Your task is to output the listing word for word, with pictures excluded.
'''
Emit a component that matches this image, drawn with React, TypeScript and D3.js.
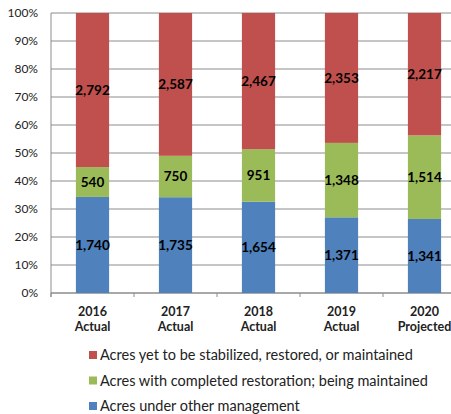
import React, { useRef, useEffect } from 'react';
import * as d3 from 'd3';

const years = ['2016', '2017', '2018', '2019', '2020'];
const yearNotes = ['Actual', 'Actual', 'Actual', 'Actual', 'Projected'];
const otherMgmt = [1740, 1735, 1654, 1371, 1341];
const completed = [540, 750, 951, 1348, 1514];
const remaining = [2792, 2587, 2467, 2353, 2217];
const seriesNames = [
  'Acres under other management',
  'Acres with completed restoration; being maintained',
  'Acres yet to be stabilized, restored, or maintained',
];
const seriesColors = ['#4F81BD', '#9BBB59', '#C0504D'];
const yTicks = [0, 0.1, 0.2, 0.3, 0.4, 0.5, 0.6, 0.7, 0.8, 0.9, 1];

const W = 451;
const H = 414;
const FONT = 'Lato, "Open Sans", sans-serif';

const App: React.FC = () => {
  const svgRef = useRef<SVGSVGElement>(null);

  useEffect(() => {
    if (!svgRef.current) return;
    const svg = d3.select(svgRef.current);
    svg.selectAll('*').remove();

    const left = 51;
    const top = 13;
    const bottom = 293;
    const right = 466; // plot runs past the picture edge

    const x = d3.scaleBand<string>().domain(years).range([left, right]).paddingInner(0.6).paddingOuter(0.3);
    const y = d3.scaleLinear().domain([0, 1]).range([bottom, top]);

    const rows = years.map((yr, i) => ({
      year: yr,
      0: otherMgmt[i],
      1: completed[i],
      2: remaining[i],
    }));
    const stack = d3.stack<any>().keys(['0', '1', '2']).offset(d3.stackOffsetExpand);
    const layers = stack(rows);

    // gridlines
    svg
      .append('g')
      .selectAll('line')
      .data(yTicks)
      .join('line')
      .attr('x1', left)
      .attr('x2', right)
      .attr('y1', (d) => y(d))
      .attr('y2', (d) => y(d))
      .attr('stroke', '#8c8c8c')
      .attr('stroke-width', 1);

    // y labels
    svg
      .append('g')
      .selectAll('text')
      .data(yTicks)
      .join('text')
      .attr('x', 38)
      .attr('y', (d) => y(d))
      .attr('dy', '0.35em')
      .attr('text-anchor', 'end')
      .attr('font-family', FONT)
      .attr('font-size', 12)
      .attr('fill', '#222')
      .text((d) => d3.format('.0%')(d));

    // axes
    svg.append('line').attr('x1', left).attr('x2', left).attr('y1', top).attr('y2', bottom + 4).attr('stroke', '#8c8c8c');
    svg.append('line').attr('x1', left).attr('x2', right).attr('y1', bottom).attr('y2', bottom).attr('stroke', '#8c8c8c');
    const step = x.step();
    years.forEach((_, i) => {
      const tx = left + i * step;
      svg.append('line').attr('x1', tx).attr('x2', tx).attr('y1', bottom).attr('y2', bottom + 4).attr('stroke', '#8c8c8c');
    });

    // bars
    layers.forEach((layer, li) => {
      const g = svg.append('g');
      g.selectAll('rect')
        .data(layer)
        .join('rect')
        .attr('x', (d: any) => x(d.data.year)!)
        .attr('width', x.bandwidth())
        .attr('y', (d: any) => y(d[1]))
        .attr('height', (d: any) => y(d[0]) - y(d[1]))
        .attr('fill', seriesColors[li]);
      g.selectAll('text')
        .data(layer)
        .join('text')
        .attr('x', (d: any) => x(d.data.year)! + x.bandwidth() / 2)
        .attr('y', (d: any) => (y(d[0]) + y(d[1])) / 2)
        .attr('dy', '0.35em')
        .attr('text-anchor', 'middle')
        .attr('font-family', FONT)
        .attr('font-weight', 'bold')
        .attr('font-size', 13.5)
        .attr('fill', '#000')
        .text((d: any) => d3.format(',')(d.data[String(li)]));
    });

    // category labels
    years.forEach((yr, i) => {
      const cx = x(yr)! + x.bandwidth() / 2;
      const t = svg
        .append('text')
        .attr('text-anchor', 'middle')
        .attr('font-family', FONT)
        .attr('font-weight', 'bold')
        .attr('font-size', 12.5)
        .attr('fill', '#222');
      t.append('tspan').attr('x', cx).attr('y', 316).text(yr);
      t.append('tspan').attr('x', cx).attr('y', 331).text(yearNotes[i]);
    });

    // legend (top entry is the top series)
    const legendOrder = [2, 1, 0];
    legendOrder.forEach((si, i) => {
      const ly = 355 + i * 25.5;
      svg.append('rect').attr('x', 89).attr('y', ly - 4).attr('width', 8).attr('height', 8).attr('fill', seriesColors[si]);
      svg
        .append('text')
        .attr('x', 100)
        .attr('y', ly)
        .attr('dy', '0.35em')
        .attr('font-family', FONT)
        .attr('font-size', 14.5)
        .attr('fill', '#222')
        .text(seriesNames[si]);
    });
  }, []);

  return (
    <svg
      ref={svgRef}
      width={W}
      height={H}
      style={{ position: 'absolute', left: 0, top: 0, background: '#fff' }}
    />
  );
};

export default App;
'''
RESPONSE TO THIS EXERCISE
Emit a component that matches this image, drawn with React, TypeScript and D3.js.
import React, { useRef, useEffect } from 'react';
import * as d3 from 'd3';

const years = ['2016', '2017', '2018', '2019', '2020'];
const yearNotes = ['Actual', 'Actual', 'Actual', 'Actual', 'Projected'];
const otherMgmt = [1740, 1735, 1654, 1371, 1341];
const completed = [540, 750, 951, 1348, 1514];
const remaining = [2792, 2587, 2467, 2353, 2217];
const seriesNames = [
  'Acres under other management',
  'Acres with completed restoration; being maintained',
  'Acres yet to be stabilized, restored, or maintained',
];
const seriesColors = ['#4F81BD', '#9BBB59', '#C0504D'];
const yTicks = [0, 0.1, 0.2, 0.3, 0.4, 0.5, 0.6, 0.7, 0.8, 0.9, 1];

const W = 451;
const H = 414;
const FONT = 'Lato, "Open Sans", sans-serif';

const App: React.FC = () => {
  const svgRef = useRef<SVGSVGElement>(null);

  useEffect(() => {
    if (!svgRef.current) return;
    const svg = d3.select(svgRef.current);
    svg.selectAll('*').remove();

    const left = 51;
    const top = 13;
    const bottom = 293;
    const right = 466; // plot runs past the picture edge

    const x = d3.scaleBand<string>().domain(years).range([left, right]).paddingInner(0.6).paddingOuter(0.3);
    const y = d3.scaleLinear().domain([0, 1]).range([bottom, top]);

    const rows = years.map((yr, i) => ({
      year: yr,
      0: otherMgmt[i],
      1: completed[i],
      2: remaining[i],
    }));
    const stack = d3.stack<any>().keys(['0', '1', '2']).offset(d3.stackOffsetExpand);
    const layers = stack(rows);

    // gridlines
    svg
      .append('g')
      .selectAll('line')
      .data(yTicks)
      .join('line')
      .attr('x1', left)
      .attr('x2', right)
      .attr('y1', (d) => y(d))
      .attr('y2', (d) => y(d))
      .attr('stroke', '#8c8c8c')
      .attr('stroke-width', 1);

    // y labels
    svg
      .append('g')
      .selectAll('text')
      .data(yTicks)
      .join('text')
      .attr('x', 38)
      .attr('y', (d) => y(d))
      .attr('dy', '0.35em')
      .attr('text-anchor', 'end')
      .attr('font-family', FONT)
      .attr('font-size', 12)
      .attr('fill', '#222')
      .text((d) => d3.format('.0%')(d));

    // axes
    svg.append('line').attr('x1', left).attr('x2', left).attr('y1', top).attr('y2', bottom + 4).attr('stroke', '#8c8c8c');
    svg.append('line').attr('x1', left).attr('x2', right).attr('y1', bottom).attr('y2', bottom).attr('stroke', '#8c8c8c');
    const step = x.step();
    years.forEach((_, i) => {
      const tx = left + i * step;
      svg.append('line').attr('x1', tx).attr('x2', tx).attr('y1', bottom).attr('y2', bottom + 4).attr('stroke', '#8c8c8c');
    });

    // bars
    layers.forEach((layer, li) => {
      const g = svg.append('g');
      g.selectAll('rect')
        .data(layer)
        .join('rect')
        .attr('x', (d: any) => x(d.data.year)!)
        .attr('width', x.bandwidth())
        .attr('y', (d: any) => y(d[1]))
        .attr('height', (d: any) => y(d[0]) - y(d[1]))
        .attr('fill', seriesColors[li]);
      g.selectAll('text')
        .data(layer)
        .join('text')
        .attr('x', (d: any) => x(d.data.year)! + x.bandwidth() / 2)
        .attr('y', (d: any) => (y(d[0]) + y(d[1])) / 2)
        .attr('dy', '0.35em')
        .attr('text-anchor', 'middle')
        .attr('font-family', FONT)
        .attr('font-weight', 'bold')
        .attr('font-size', 13.5)
        .attr('fill', '#000')
        .text((d: any) => d3.format(',')(d.data[String(li)]));
    });

    // category labels
    years.forEach((yr, i) => {
      const cx = x(yr)! + x.bandwidth() / 2;
      const t = svg
        .append('text')
        .attr('text-anchor', 'middle')
        .attr('font-family', FONT)
        .attr('font-weight', 'bold')
        .attr('font-size', 12.5)
        .attr('fill', '#222');
      t.append('tspan').attr('x', cx).attr('y', 316).text(yr);
      t.append('tspan').attr('x', cx).attr('y', 331).text(yearNotes[i]);
    });

    // legend (top entry is the top series)
    const legendOrder = [2, 1, 0];
    legendOrder.forEach((si, i) => {
      const ly = 355 + i * 25.5;
      svg.append('rect').attr('x', 89).attr('y', ly - 4).attr('width', 8).attr('height', 8).attr('fill', seriesColors[si]);
      svg
        .append('text')
        .attr('x', 100)
        .attr('y', ly)
        .attr('dy', '0.35em')
        .attr('font-family', FONT)
        .attr('font-size', 14.5)
        .attr('fill', '#222')
        .text(seriesNames[si]);
    });
  }, []);

  return (
    <svg
      ref={svgRef}
      width={W}
      height={H}
      style={{ position: 'absolute', left: 0, top: 0, background: '#fff' }}
    />
  );
};

export default App;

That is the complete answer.